Dataset:
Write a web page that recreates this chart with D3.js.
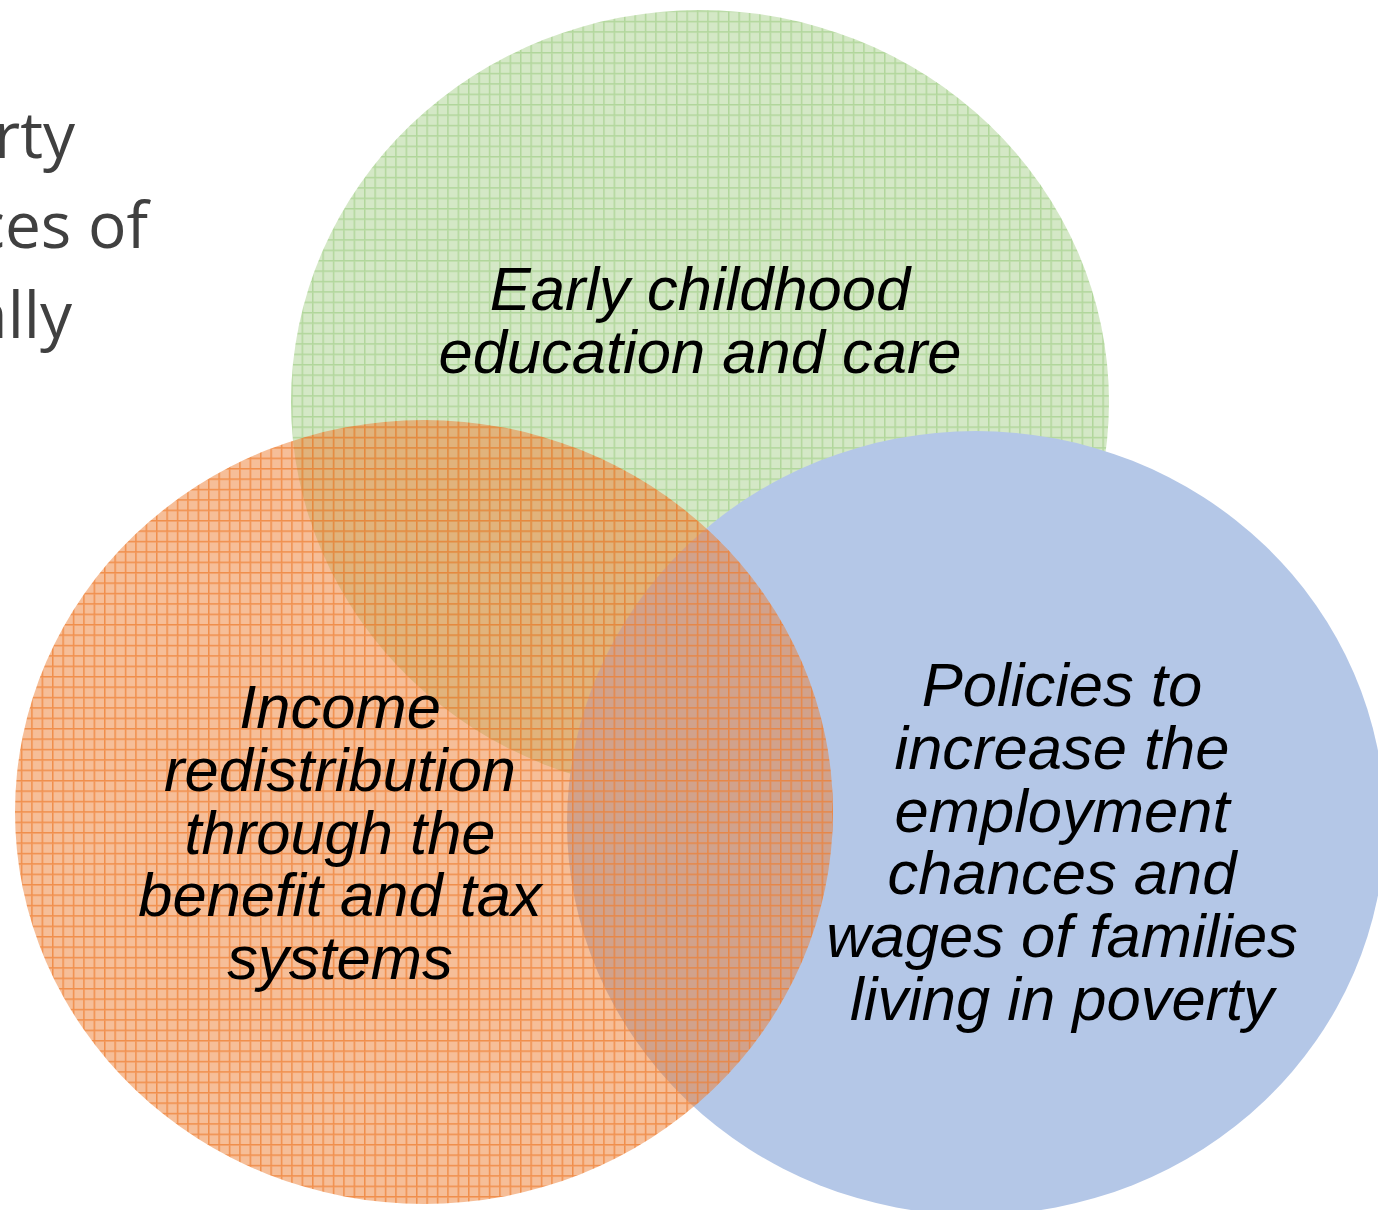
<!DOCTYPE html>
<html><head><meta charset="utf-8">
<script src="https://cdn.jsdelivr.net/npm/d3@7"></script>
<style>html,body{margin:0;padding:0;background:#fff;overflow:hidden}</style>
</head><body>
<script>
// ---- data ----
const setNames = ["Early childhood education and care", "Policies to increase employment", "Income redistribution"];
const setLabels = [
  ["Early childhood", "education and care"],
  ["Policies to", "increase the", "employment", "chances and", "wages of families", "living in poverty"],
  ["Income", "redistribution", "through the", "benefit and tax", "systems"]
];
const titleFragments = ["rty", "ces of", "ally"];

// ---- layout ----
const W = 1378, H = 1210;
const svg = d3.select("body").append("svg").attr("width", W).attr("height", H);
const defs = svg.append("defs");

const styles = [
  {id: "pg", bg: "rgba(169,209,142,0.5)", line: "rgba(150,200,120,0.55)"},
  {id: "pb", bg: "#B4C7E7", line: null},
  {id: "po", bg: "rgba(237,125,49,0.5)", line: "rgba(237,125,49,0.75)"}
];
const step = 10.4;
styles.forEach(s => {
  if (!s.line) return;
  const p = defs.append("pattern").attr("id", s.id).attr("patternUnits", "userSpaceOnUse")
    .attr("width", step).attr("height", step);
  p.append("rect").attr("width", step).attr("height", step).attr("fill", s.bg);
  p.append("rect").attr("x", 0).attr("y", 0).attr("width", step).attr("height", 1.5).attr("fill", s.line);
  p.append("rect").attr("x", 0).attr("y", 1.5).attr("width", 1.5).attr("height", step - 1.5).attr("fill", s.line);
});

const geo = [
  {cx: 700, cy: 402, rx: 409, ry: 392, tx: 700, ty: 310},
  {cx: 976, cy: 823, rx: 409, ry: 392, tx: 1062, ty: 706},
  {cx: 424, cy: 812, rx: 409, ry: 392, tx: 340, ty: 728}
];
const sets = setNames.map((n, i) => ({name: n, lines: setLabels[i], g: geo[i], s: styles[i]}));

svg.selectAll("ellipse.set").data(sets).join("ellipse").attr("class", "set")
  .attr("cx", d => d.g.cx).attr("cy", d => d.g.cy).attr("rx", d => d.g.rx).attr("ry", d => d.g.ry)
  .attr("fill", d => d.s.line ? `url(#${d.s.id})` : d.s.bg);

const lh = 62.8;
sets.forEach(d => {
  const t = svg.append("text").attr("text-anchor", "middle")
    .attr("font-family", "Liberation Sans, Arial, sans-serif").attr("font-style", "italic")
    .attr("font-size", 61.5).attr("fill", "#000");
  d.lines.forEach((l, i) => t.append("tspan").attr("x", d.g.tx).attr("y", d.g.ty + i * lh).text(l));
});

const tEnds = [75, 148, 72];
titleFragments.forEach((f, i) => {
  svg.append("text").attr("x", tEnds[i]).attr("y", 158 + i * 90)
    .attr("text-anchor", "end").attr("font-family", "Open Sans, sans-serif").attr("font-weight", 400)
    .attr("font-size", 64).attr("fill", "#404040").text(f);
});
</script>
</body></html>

---

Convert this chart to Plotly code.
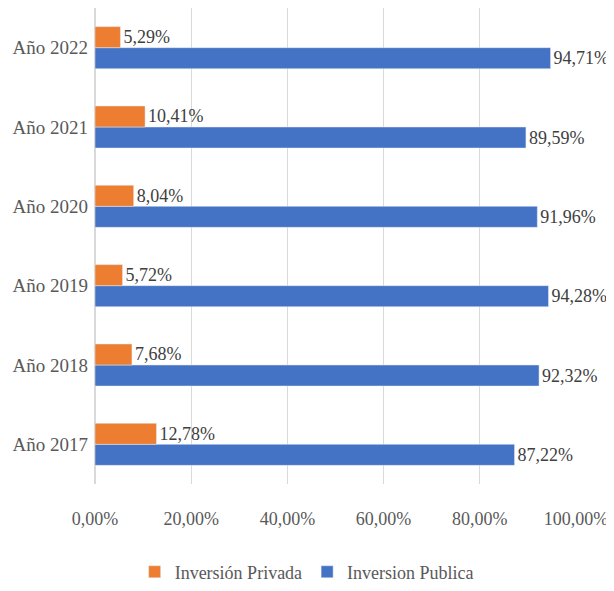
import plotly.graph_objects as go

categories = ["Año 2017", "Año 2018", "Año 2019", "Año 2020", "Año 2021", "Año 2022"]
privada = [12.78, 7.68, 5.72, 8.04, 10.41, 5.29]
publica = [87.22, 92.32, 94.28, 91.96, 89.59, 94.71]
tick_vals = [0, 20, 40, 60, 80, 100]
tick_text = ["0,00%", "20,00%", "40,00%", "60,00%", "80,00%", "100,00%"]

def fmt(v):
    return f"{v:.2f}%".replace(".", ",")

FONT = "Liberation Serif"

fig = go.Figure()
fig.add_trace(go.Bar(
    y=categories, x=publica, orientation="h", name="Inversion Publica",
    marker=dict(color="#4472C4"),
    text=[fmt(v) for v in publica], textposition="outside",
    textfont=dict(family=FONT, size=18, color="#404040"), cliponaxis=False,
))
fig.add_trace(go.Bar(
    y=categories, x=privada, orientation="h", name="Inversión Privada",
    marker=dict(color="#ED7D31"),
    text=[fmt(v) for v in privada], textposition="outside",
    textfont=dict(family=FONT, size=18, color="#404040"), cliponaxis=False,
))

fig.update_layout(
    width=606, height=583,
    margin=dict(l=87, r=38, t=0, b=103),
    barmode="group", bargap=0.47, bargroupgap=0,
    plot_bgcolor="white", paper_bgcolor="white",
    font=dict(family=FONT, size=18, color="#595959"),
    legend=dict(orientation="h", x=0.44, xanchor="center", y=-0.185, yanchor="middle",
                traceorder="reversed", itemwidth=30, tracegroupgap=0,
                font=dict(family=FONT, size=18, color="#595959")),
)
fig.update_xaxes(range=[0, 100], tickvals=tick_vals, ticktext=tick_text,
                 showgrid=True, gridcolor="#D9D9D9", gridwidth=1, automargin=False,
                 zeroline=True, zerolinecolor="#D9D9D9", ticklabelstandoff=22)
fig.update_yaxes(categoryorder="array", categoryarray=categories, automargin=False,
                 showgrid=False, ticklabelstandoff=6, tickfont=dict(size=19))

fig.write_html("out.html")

What is asked:
Using the entries above, extract exactly the lines from the one that contains "Convert this chart to Plotly code." through the one that contains "import plotly.graph_objects as go". Do not carry over any pictures.

Task solution:
Convert this chart to Plotly code.
import plotly.graph_objects as go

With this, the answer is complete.